This may be the wrong section to post my question, but I couldn’t decide where it belongs. Please move as appropriate.
Question: can schools use both ACT and SAT scores from the same applicant in reporting for their common data set? If they can, is there value in submitting BOTH scores to colleges where a student’s numbers are well above the school’s 75% and scores are roughly equivalent on the concordance table?
Yes, they can report both, and a fraction of enrolled students submitted both. If yours are both strong scores for that college, I’d go ahead and submit both.
In statistics, these would be known as substantiating data points, and, therefore, sending two equivalent sets of scores would add value to an application (at least if interpreted by a data scientist).
Lol! I agree with the logic of substantiating data points, I just wasn’t sure whether or not colleges are allowed to use both SAT and ACT scores from a single applicant when they report their data for their common data set.

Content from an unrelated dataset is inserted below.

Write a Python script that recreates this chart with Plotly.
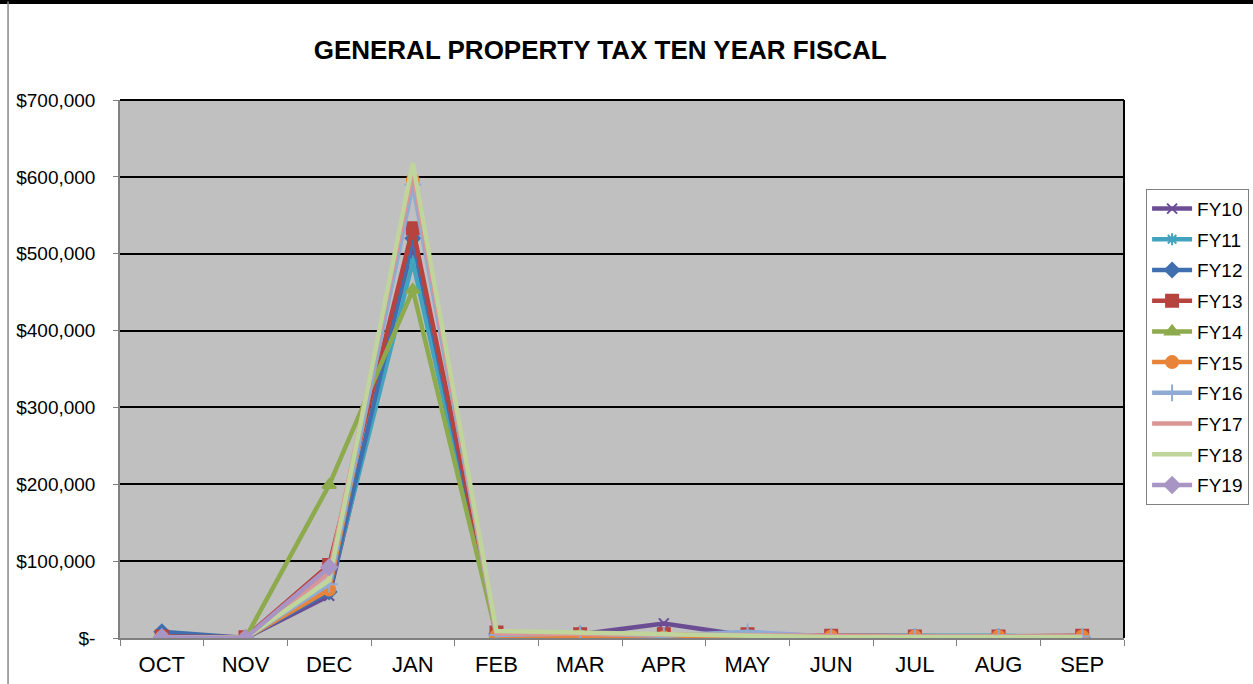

If they cannot use both scores and must choose only one in their reporting, then I’d think there’s a lot less value for AO’s to receive both.
I believe it’s the other way around. Colleges that, by policy, report both results would, hypothetically, have a disincentive to invite both sets of scores because it’s unlikely that they would be exactly equivalent by concordance. Colleges that, by policy, report only the “higher” score would not have any reason to be concerned about appearance, and could use both scores simply for a favorable (in this scenario) evaluation of the particular applicant. In terms of your specific question regarding the CDS itself, its standards appear open to interpretation. I’ve seen schools that report full SAT and ACT profiles and those that create profiles by selecting only one (the higher, by concordance) of these results per enrolled student.
Hmmmm. In my case, kiddo is one ACT point away from being exactly concordant with their latest (and final) SAT score. Their SAT score is high enough to submit anywhere, so there’s no real reason to even think about the ACT except this kid has a specific ACT score in their head they want to achieve and they want to shoot their shot again. They won’t prep at all (haven’t taken a single practice test at home, won’t do tutoring, etc.) so testing is low-stress; they’re only expending mental energy on test days.
I suppose I’m trying to justify to myself letting them take the ACT once or twice more even though we have a SAT score we’re good with (they’re a junior.) Since the schools they’re interested in aren’t super selective, they offer merit. Maybe submitting TWO awesome scores actually makes sense and is worthwhile. Give the AO’s something to make them want to max out merit on my kid.